Italian singer Luisa Casali is perhaps best known for having cut an earlier version of Dusty Springfield’s Give me time. Inexplicably, she failed to enjoy a hit with her version. Then, despite their quality, none of her further recordings – including the dancefloor filler Il momento della verità – managed to propel her into the premier league of Italy’s pop princesses either.
She was born Maria Luisa Capocasale in Milan in 1947.
After studying accounting, she began singing in clubs in and around Milan, and spent a season appearing in the town of Grado. She was spotted by the Philips label and offered a recording contract under a new, simplified version of her name, Luisa Casali.
Questo mio amore, a fairly traditional ballad, became her debut disc, in 1964. Arguably, the flip, Primo amore – a song in the Mina mould – proved the more interesting side.
In 1966, Luisa switched to the Fox label, where executives had great plans for the singer.

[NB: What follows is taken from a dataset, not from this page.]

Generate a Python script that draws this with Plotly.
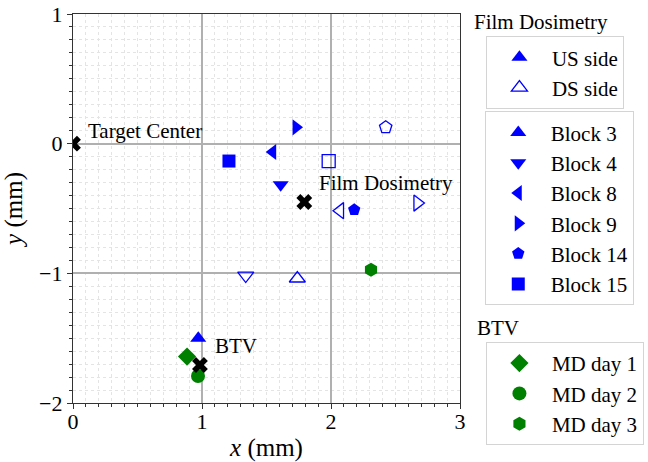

She was signed up to appear in the Rose festival. The practice was to have two singers perform each song, and Luisa appeared alongside Carmelo Pagano singing L’amore se ne va. The pair won the contest, and Luisa’s release of the song included a cracking version of US singer Bobby Hebb’s Sunny on the flip.
Surprisingly, neither she nor Pagano scored a hit with versions of their winning song – though Dusty Springfield spotted its potential. Translated as Give me time, it became a big hit for the British singer.
La tua immagine, Luisa’s take on Simon and Garfunkel’s The sound of silence, became her first release of 1967. However, it was issued in competition with versions by established star Dino and by Mike Liddell e gli Atomi, and the sales war damaged Luisa’s chances of scoring a significant chart breakthrough. The rather dull B-side, Pensami, did little to boost its appeal.
Later that year she took what many fans consider her finest song, Il momento della verità, to the Cantagiro contest, though she failed to repeat her success at the Rose festival. (Her section of the contest was won by Massimo Ranieri with Pietà per chi ti ama – a song also recorded by British singer Julie Rogers as Let me belong to you, fact fans.)
Luisa’s disappointment was compounded when her appearance at the 1967 Naples festival singing Ma come va also fell flat.
In 1968 she found herself at the Disco per l’estate contest, performing Proprio stasera. Sadly, it failed to win over jurors, and her release of the song included the unusual – and not wholly convincing – choice of the country and western-styled Lungo il fiume on the B-side.
By this time, Fox had lost interest in promoting the singer, and at the end of the decade, she abandoned the music business altogether.